Hundreds of teens from North Jersey gathered in Morristown on Saturday for a night celebrating modesty — the eighth annual "Mormon Prom."
The event — open to any students ages 16 to 18, regardless of religious affiliation — was unlike most staged by high schools across the state.
For starters, its organizers traded a pricey venue for a transformed basketball court at an LDS meetinghouse in Morristown.
The prom was also free, but under one stipulation: Teens were required to sign a pact agreeing to dress and behave modestly, to dance "appropriately" and to abstain from using alcohol or drugs.
"This prom is unique in that it emphasizes wholesome conduct and dress," said Marcia Stornetta, director of public affairs for the Utah-based Church of Jesus Christ of Latter-day Saints in Morristown.
But, she insists, it’s not at the expense of fun.
"There is no pressure to do anything immodest or reckless, like party or drink afterwards," said Anna Jensen, a junior at Ramsey High who attended the dance. "The music was clean and the dancing was also clean. Overall, it was just a group of kids, Mormon or not Mormon, that wanted to enjoy themselves without being influenced by what our modern society believes to be the norm."
The nearly 300 students abandoned several conventional prom practices — including arriving in limousines and wearing expensive outfits. (Organizers encourage attendees to be modest in their spending as well.) Most were dropped off by their parents, and some of the girls swapped or borrowed dresses to keep down the cost.
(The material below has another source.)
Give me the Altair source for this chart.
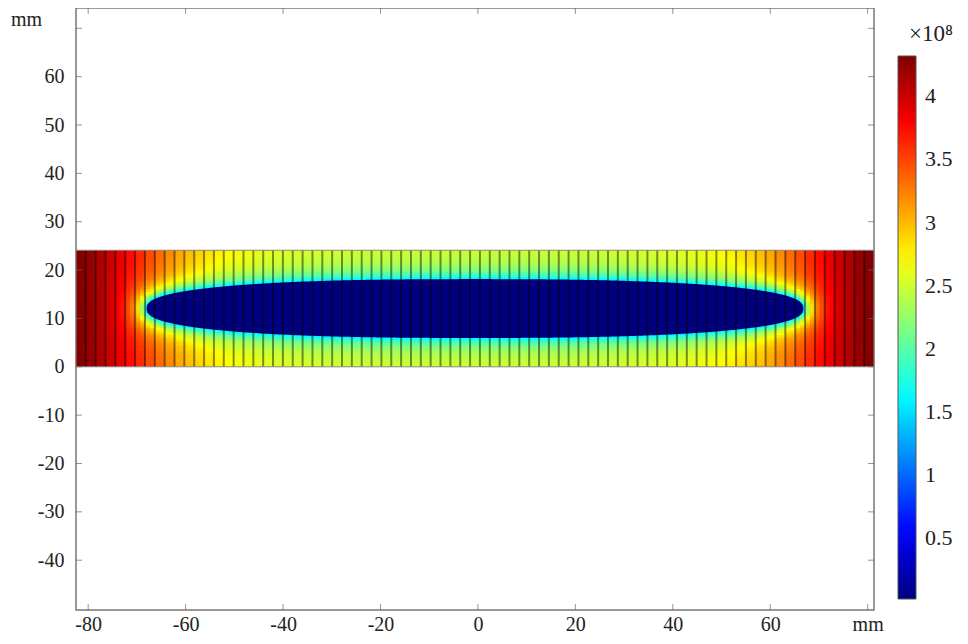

Because some of the students came from long distances (students from New York and Connecticut have attended in the past) and were driven to the event, there was a "parents room," where adults could socialize during the prom.
Some students attend the Mormon Prom in lieu of their high school prom, while others, such as Anna, go to both.
"They are both equally fun, but the standards for Mormon Prom are different than school prom," Anna said. "The standards that are given to the youth such as dancing without intimate contact, and listening to clean music, are all things that I choose to follow because they help keep me safe, as well as help me to enjoy the dance more without being distracted by things that really should not be the focus."
Anna, who is Mormon, brought two Catholic friends to the dance.
Another Mormon, Matt Norton, 16, is a junior at Morristown High.
"I’m going to my school prom in May," he said. "The types of dancing and music will be very different. It will be more inappropriate at the school prom."
His takeaway from Saturday’s experience? "Girls still look good in modest dresses."
The Mormon Prom began after LDS students complained to their parents about the dances at their high schools.
Cindy Manchester, of Pompton Plains, was an LDS youth leader in the Caldwell congregation who listened to several teens in her area, including her daughter, Danielle, raise concerns about the immodest dress, profanity, lewd behavior and excessive spending at their high school proms.
Manchester partnered with Heidi Elton, a youth leader from the Short Hills congregation, whose daughter shared the same concerns. The two mothers joined forces to create an alternative prom with a more wholesome environment. They went to their church leaders, who approved the plan, and the inaugural Mormon Prom was held in Morristown in 2006. The event is sponsored entirely by LDS churches from across the state.
"The Mormon Prom values just help keep the focus of the dance on having fun," Anna said, "and enjoying a good night out with friends."